Raw data
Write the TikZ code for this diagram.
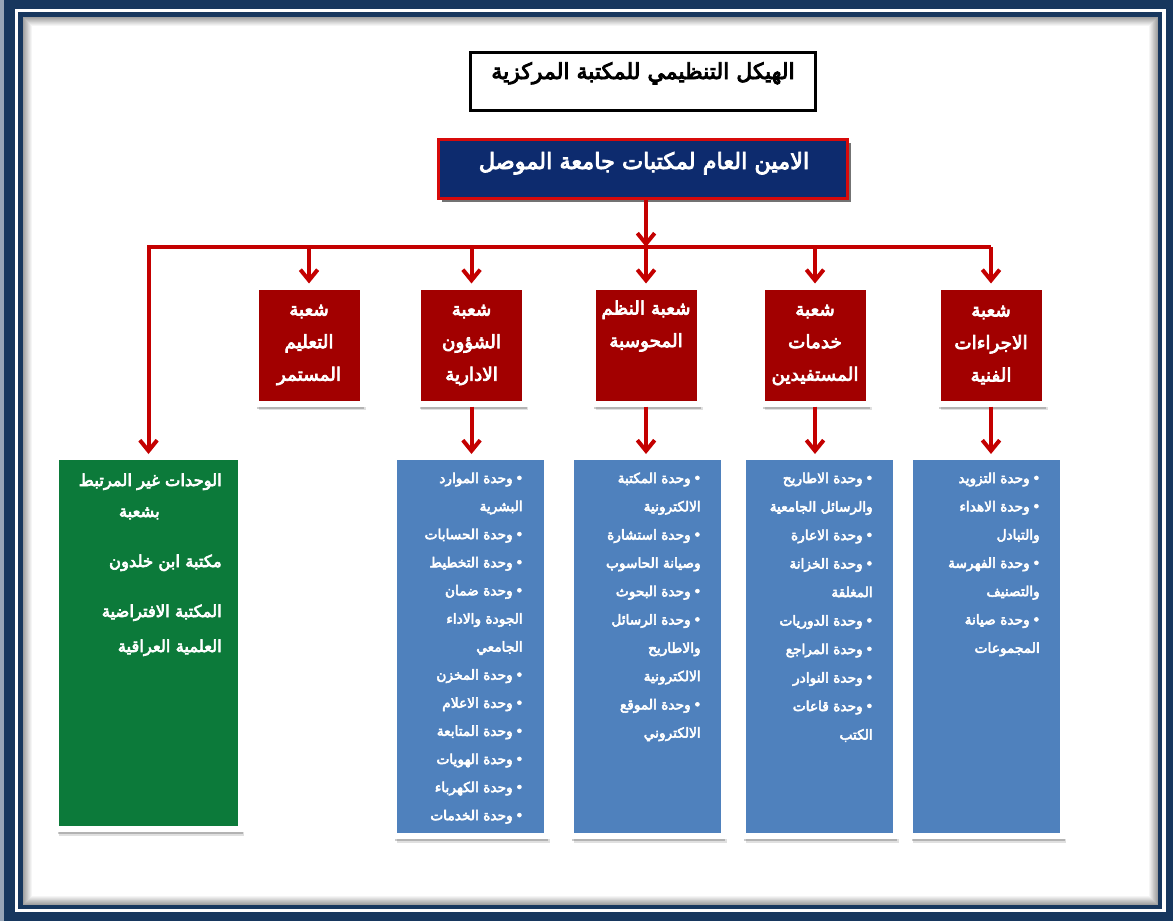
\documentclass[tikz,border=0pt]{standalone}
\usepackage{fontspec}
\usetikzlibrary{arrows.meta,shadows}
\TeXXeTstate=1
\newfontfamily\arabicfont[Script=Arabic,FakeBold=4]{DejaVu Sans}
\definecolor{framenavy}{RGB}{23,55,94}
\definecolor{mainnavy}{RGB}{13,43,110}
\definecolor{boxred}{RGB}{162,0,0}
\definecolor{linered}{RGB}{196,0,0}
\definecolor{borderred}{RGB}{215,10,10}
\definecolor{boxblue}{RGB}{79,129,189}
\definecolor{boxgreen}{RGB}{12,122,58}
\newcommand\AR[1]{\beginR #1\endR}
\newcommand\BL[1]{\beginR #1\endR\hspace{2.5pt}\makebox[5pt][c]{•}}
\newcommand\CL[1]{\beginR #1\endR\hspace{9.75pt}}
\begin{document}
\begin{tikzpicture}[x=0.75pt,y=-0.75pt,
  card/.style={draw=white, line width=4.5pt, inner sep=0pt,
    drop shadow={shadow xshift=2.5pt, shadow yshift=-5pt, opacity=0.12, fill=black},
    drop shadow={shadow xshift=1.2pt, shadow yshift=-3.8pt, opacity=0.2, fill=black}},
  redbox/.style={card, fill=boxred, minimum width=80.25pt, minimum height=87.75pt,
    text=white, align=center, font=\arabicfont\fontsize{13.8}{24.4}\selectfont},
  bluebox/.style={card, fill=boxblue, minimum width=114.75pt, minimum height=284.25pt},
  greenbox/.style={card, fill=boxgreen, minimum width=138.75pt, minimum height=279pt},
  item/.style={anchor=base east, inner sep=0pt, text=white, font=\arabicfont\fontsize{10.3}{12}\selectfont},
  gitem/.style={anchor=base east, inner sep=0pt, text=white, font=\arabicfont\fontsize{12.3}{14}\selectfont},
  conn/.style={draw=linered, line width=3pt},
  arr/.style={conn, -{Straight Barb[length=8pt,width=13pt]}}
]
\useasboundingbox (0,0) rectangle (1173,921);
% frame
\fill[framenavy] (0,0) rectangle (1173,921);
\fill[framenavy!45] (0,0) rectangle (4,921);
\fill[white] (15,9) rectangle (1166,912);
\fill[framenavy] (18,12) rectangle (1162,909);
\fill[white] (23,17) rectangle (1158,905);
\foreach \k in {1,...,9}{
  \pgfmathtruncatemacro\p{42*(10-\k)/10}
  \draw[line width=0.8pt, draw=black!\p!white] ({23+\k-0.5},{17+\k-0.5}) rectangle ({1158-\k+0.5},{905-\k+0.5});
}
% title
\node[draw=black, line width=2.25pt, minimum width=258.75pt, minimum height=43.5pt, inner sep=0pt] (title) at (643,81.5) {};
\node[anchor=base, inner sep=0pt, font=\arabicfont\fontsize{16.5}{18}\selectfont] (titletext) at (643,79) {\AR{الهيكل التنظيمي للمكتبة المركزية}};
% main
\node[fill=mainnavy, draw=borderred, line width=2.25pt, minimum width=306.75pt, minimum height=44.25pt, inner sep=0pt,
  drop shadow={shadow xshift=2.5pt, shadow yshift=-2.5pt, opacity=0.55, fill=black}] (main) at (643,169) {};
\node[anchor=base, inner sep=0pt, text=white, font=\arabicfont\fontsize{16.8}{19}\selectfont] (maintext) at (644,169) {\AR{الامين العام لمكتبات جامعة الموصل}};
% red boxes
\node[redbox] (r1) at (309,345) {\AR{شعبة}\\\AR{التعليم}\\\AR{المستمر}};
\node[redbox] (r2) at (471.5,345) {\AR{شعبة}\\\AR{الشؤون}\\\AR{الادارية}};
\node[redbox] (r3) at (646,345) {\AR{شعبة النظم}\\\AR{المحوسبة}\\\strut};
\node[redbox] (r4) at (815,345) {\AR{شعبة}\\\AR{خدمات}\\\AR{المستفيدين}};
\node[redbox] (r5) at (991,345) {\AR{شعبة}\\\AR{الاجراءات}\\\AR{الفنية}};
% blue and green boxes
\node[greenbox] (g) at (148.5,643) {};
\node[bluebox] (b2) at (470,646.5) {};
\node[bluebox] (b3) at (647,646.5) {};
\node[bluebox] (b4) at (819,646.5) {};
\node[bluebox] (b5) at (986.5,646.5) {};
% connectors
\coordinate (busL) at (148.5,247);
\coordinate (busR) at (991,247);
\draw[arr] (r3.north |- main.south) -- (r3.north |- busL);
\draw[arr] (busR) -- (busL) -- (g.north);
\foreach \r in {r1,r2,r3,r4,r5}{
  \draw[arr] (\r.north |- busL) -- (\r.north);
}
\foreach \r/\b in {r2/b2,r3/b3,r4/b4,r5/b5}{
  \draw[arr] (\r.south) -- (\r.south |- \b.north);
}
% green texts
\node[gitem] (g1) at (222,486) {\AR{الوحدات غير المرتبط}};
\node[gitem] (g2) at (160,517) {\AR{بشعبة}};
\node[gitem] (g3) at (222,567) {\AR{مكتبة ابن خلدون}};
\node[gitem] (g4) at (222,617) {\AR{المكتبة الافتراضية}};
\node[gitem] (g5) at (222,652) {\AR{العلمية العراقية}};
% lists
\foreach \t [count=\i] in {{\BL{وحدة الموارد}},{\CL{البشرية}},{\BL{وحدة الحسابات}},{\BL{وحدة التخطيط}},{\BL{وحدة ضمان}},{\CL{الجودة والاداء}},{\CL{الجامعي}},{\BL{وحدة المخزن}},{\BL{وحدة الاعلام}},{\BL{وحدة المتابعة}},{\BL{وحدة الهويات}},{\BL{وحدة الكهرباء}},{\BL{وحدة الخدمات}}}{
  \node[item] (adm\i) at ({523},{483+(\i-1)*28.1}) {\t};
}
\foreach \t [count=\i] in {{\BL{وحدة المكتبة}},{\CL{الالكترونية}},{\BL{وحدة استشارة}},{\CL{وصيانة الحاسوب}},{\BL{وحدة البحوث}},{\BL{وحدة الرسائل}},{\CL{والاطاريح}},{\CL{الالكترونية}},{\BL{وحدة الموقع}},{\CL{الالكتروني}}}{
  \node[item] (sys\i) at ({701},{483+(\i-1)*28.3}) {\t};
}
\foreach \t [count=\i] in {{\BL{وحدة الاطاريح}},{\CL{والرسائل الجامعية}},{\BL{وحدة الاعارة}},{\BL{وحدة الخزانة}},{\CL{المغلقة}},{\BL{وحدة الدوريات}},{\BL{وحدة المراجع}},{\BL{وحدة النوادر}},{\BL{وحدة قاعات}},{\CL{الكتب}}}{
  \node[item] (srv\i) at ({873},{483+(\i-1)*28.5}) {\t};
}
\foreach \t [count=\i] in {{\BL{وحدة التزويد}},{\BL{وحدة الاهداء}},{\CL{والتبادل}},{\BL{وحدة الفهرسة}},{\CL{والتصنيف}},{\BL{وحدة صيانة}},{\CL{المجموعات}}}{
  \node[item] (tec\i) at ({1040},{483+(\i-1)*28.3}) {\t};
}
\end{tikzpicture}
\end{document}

To do
Repeat the data in full and exactly. Omit pictures.

Correct output
Write the TikZ code for this diagram.
\documentclass[tikz,border=0pt]{standalone}
\usepackage{fontspec}
\usetikzlibrary{arrows.meta,shadows}
\TeXXeTstate=1
\newfontfamily\arabicfont[Script=Arabic,FakeBold=4]{DejaVu Sans}
\definecolor{framenavy}{RGB}{23,55,94}
\definecolor{mainnavy}{RGB}{13,43,110}
\definecolor{boxred}{RGB}{162,0,0}
\definecolor{linered}{RGB}{196,0,0}
\definecolor{borderred}{RGB}{215,10,10}
\definecolor{boxblue}{RGB}{79,129,189}
\definecolor{boxgreen}{RGB}{12,122,58}
\newcommand\AR[1]{\beginR #1\endR}
\newcommand\BL[1]{\beginR #1\endR\hspace{2.5pt}\makebox[5pt][c]{•}}
\newcommand\CL[1]{\beginR #1\endR\hspace{9.75pt}}
\begin{document}
\begin{tikzpicture}[x=0.75pt,y=-0.75pt,
  card/.style={draw=white, line width=4.5pt, inner sep=0pt,
    drop shadow={shadow xshift=2.5pt, shadow yshift=-5pt, opacity=0.12, fill=black},
    drop shadow={shadow xshift=1.2pt, shadow yshift=-3.8pt, opacity=0.2, fill=black}},
  redbox/.style={card, fill=boxred, minimum width=80.25pt, minimum height=87.75pt,
    text=white, align=center, font=\arabicfont\fontsize{13.8}{24.4}\selectfont},
  bluebox/.style={card, fill=boxblue, minimum width=114.75pt, minimum height=284.25pt},
  greenbox/.style={card, fill=boxgreen, minimum width=138.75pt, minimum height=279pt},
  item/.style={anchor=base east, inner sep=0pt, text=white, font=\arabicfont\fontsize{10.3}{12}\selectfont},
  gitem/.style={anchor=base east, inner sep=0pt, text=white, font=\arabicfont\fontsize{12.3}{14}\selectfont},
  conn/.style={draw=linered, line width=3pt},
  arr/.style={conn, -{Straight Barb[length=8pt,width=13pt]}}
]
\useasboundingbox (0,0) rectangle (1173,921);
% frame
\fill[framenavy] (0,0) rectangle (1173,921);
\fill[framenavy!45] (0,0) rectangle (4,921);
\fill[white] (15,9) rectangle (1166,912);
\fill[framenavy] (18,12) rectangle (1162,909);
\fill[white] (23,17) rectangle (1158,905);
\foreach \k in {1,...,9}{
  \pgfmathtruncatemacro\p{42*(10-\k)/10}
  \draw[line width=0.8pt, draw=black!\p!white] ({23+\k-0.5},{17+\k-0.5}) rectangle ({1158-\k+0.5},{905-\k+0.5});
}
% title
\node[draw=black, line width=2.25pt, minimum width=258.75pt, minimum height=43.5pt, inner sep=0pt] (title) at (643,81.5) {};
\node[anchor=base, inner sep=0pt, font=\arabicfont\fontsize{16.5}{18}\selectfont] (titletext) at (643,79) {\AR{الهيكل التنظيمي للمكتبة المركزية}};
% main
\node[fill=mainnavy, draw=borderred, line width=2.25pt, minimum width=306.75pt, minimum height=44.25pt, inner sep=0pt,
  drop shadow={shadow xshift=2.5pt, shadow yshift=-2.5pt, opacity=0.55, fill=black}] (main) at (643,169) {};
\node[anchor=base, inner sep=0pt, text=white, font=\arabicfont\fontsize{16.8}{19}\selectfont] (maintext) at (644,169) {\AR{الامين العام لمكتبات جامعة الموصل}};
% red boxes
\node[redbox] (r1) at (309,345) {\AR{شعبة}\\\AR{التعليم}\\\AR{المستمر}};
\node[redbox] (r2) at (471.5,345) {\AR{شعبة}\\\AR{الشؤون}\\\AR{الادارية}};
\node[redbox] (r3) at (646,345) {\AR{شعبة النظم}\\\AR{المحوسبة}\\\strut};
\node[redbox] (r4) at (815,345) {\AR{شعبة}\\\AR{خدمات}\\\AR{المستفيدين}};
\node[redbox] (r5) at (991,345) {\AR{شعبة}\\\AR{الاجراءات}\\\AR{الفنية}};
% blue and green boxes
\node[greenbox] (g) at (148.5,643) {};
\node[bluebox] (b2) at (470,646.5) {};
\node[bluebox] (b3) at (647,646.5) {};
\node[bluebox] (b4) at (819,646.5) {};
\node[bluebox] (b5) at (986.5,646.5) {};
% connectors
\coordinate (busL) at (148.5,247);
\coordinate (busR) at (991,247);
\draw[arr] (r3.north |- main.south) -- (r3.north |- busL);
\draw[arr] (busR) -- (busL) -- (g.north);
\foreach \r in {r1,r2,r3,r4,r5}{
  \draw[arr] (\r.north |- busL) -- (\r.north);
}
\foreach \r/\b in {r2/b2,r3/b3,r4/b4,r5/b5}{
  \draw[arr] (\r.south) -- (\r.south |- \b.north);
}
% green texts
\node[gitem] (g1) at (222,486) {\AR{الوحدات غير المرتبط}};
\node[gitem] (g2) at (160,517) {\AR{بشعبة}};
\node[gitem] (g3) at (222,567) {\AR{مكتبة ابن خلدون}};
\node[gitem] (g4) at (222,617) {\AR{المكتبة الافتراضية}};
\node[gitem] (g5) at (222,652) {\AR{العلمية العراقية}};
% lists
\foreach \t [count=\i] in {{\BL{وحدة الموارد}},{\CL{البشرية}},{\BL{وحدة الحسابات}},{\BL{وحدة التخطيط}},{\BL{وحدة ضمان}},{\CL{الجودة والاداء}},{\CL{الجامعي}},{\BL{وحدة المخزن}},{\BL{وحدة الاعلام}},{\BL{وحدة المتابعة}},{\BL{وحدة الهويات}},{\BL{وحدة الكهرباء}},{\BL{وحدة الخدمات}}}{
  \node[item] (adm\i) at ({523},{483+(\i-1)*28.1}) {\t};
}
\foreach \t [count=\i] in {{\BL{وحدة المكتبة}},{\CL{الالكترونية}},{\BL{وحدة استشارة}},{\CL{وصيانة الحاسوب}},{\BL{وحدة البحوث}},{\BL{وحدة الرسائل}},{\CL{والاطاريح}},{\CL{الالكترونية}},{\BL{وحدة الموقع}},{\CL{الالكتروني}}}{
  \node[item] (sys\i) at ({701},{483+(\i-1)*28.3}) {\t};
}
\foreach \t [count=\i] in {{\BL{وحدة الاطاريح}},{\CL{والرسائل الجامعية}},{\BL{وحدة الاعارة}},{\BL{وحدة الخزانة}},{\CL{المغلقة}},{\BL{وحدة الدوريات}},{\BL{وحدة المراجع}},{\BL{وحدة النوادر}},{\BL{وحدة قاعات}},{\CL{الكتب}}}{
  \node[item] (srv\i) at ({873},{483+(\i-1)*28.5}) {\t};
}
\foreach \t [count=\i] in {{\BL{وحدة التزويد}},{\BL{وحدة الاهداء}},{\CL{والتبادل}},{\BL{وحدة الفهرسة}},{\CL{والتصنيف}},{\BL{وحدة صيانة}},{\CL{المجموعات}}}{
  \node[item] (tec\i) at ({1040},{483+(\i-1)*28.3}) {\t};
}
\end{tikzpicture}
\end{document}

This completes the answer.